Sorry, if I missed the initial announcement, but the shooting death of Michael Brown by former Ferguson Police Officer Darren Wilson, which was ruled justifiable by the Obama Department of Justice, won’t be charged after the incident was re-investigated. Brown was shot and killed by Wilson on August 9, 2014, after he reached for the former officer’s service weapon. It led to the fantastic lie of “hands up, don’t shoot.” That Brown had done so prior to him being shot by Wilson. The DOJ report at the time eviscerates that myth, noting that the folks who peddled that claim to the media actually didn’t see the shooting when it occurred. The Obama DOJ did not file civil rights charges against Wilson either.
Apparently, Mr. Wilson knew this re-review could be a possibility since St. Louis County Prosecutor Wesley Bell made it one of his campaign issues. This story is over folks. Done. Wilson did nothing wrong. He acted within the guidelines and he didn’t violate Brown’s civil rights.

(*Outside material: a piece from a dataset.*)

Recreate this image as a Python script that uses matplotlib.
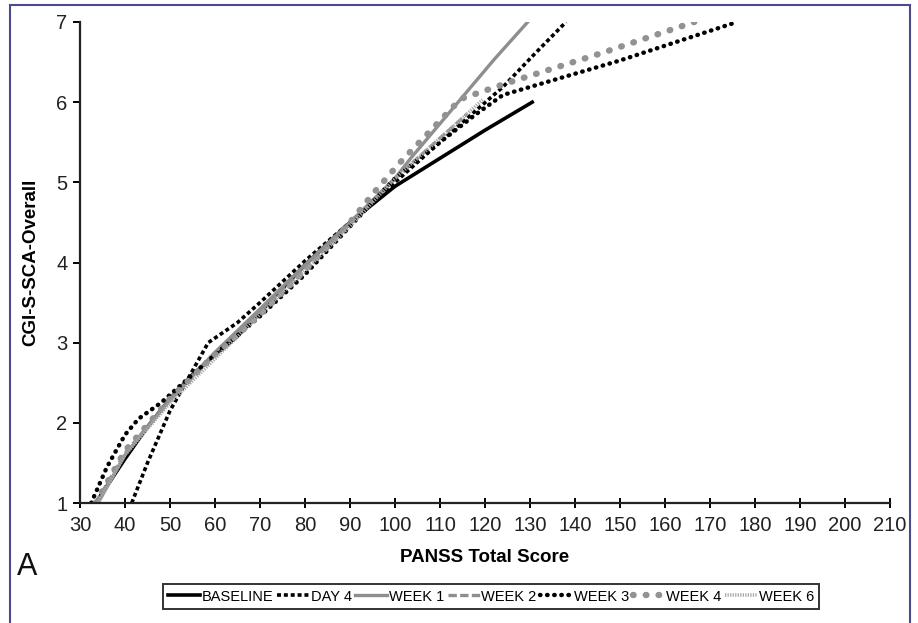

This was closed years ago, but thanks for re-confirming what we already knew, I guess (via NYT):
Six years after a white police officer shot and killed Michael Brown, a Black teenager, in Ferguson, Mo., another investigation into the killing has come to the same conclusion as the first: The officer should not be charged.
The officer, Darren Wilson, already had been cleared by a grand jury and a federal investigation months after the shooting in 2014. But Thursday’s announcement by a new prosecutor, Wesley Bell, most likely marks the end of the legal saga in a case that started the global rise of the Black Lives Matter movement, which has led to some major shifts in American policing and forced a renewed conversation about racism.
[…]
“Although this case represents one of the most significant moments in St. Louis’s history, the question for this office was a simple one: Could we prove beyond a reasonable doubt that when Darren Wilson shot Michael Brown he committed murder or manslaughter under Missouri law?” Mr. Bell said. “After an independent and in-depth review of the evidence, we cannot prove that he did.”
Mr. Bell said that although his office could not prove that a crime was committed, the investigation did not exonerate Mr. Wilson, who resigned months after the shooting. “There are so many points at which Darren Wilson could have handled the situation differently, and if he had, Michael Brown might still be alive,” he said.
Jim Towey, a lawyer for Mr. Wilson, said he and Mr. Wilson had not known that Mr. Bell was formally reviewing the case, although they had assumed it was possible because the prosecutor pledged to do so while campaigning for the job.
“Everybody that’s looked at the case has come to the same conclusion,” Mr. Towey said. “There was not a crime and there should be no prosecution.”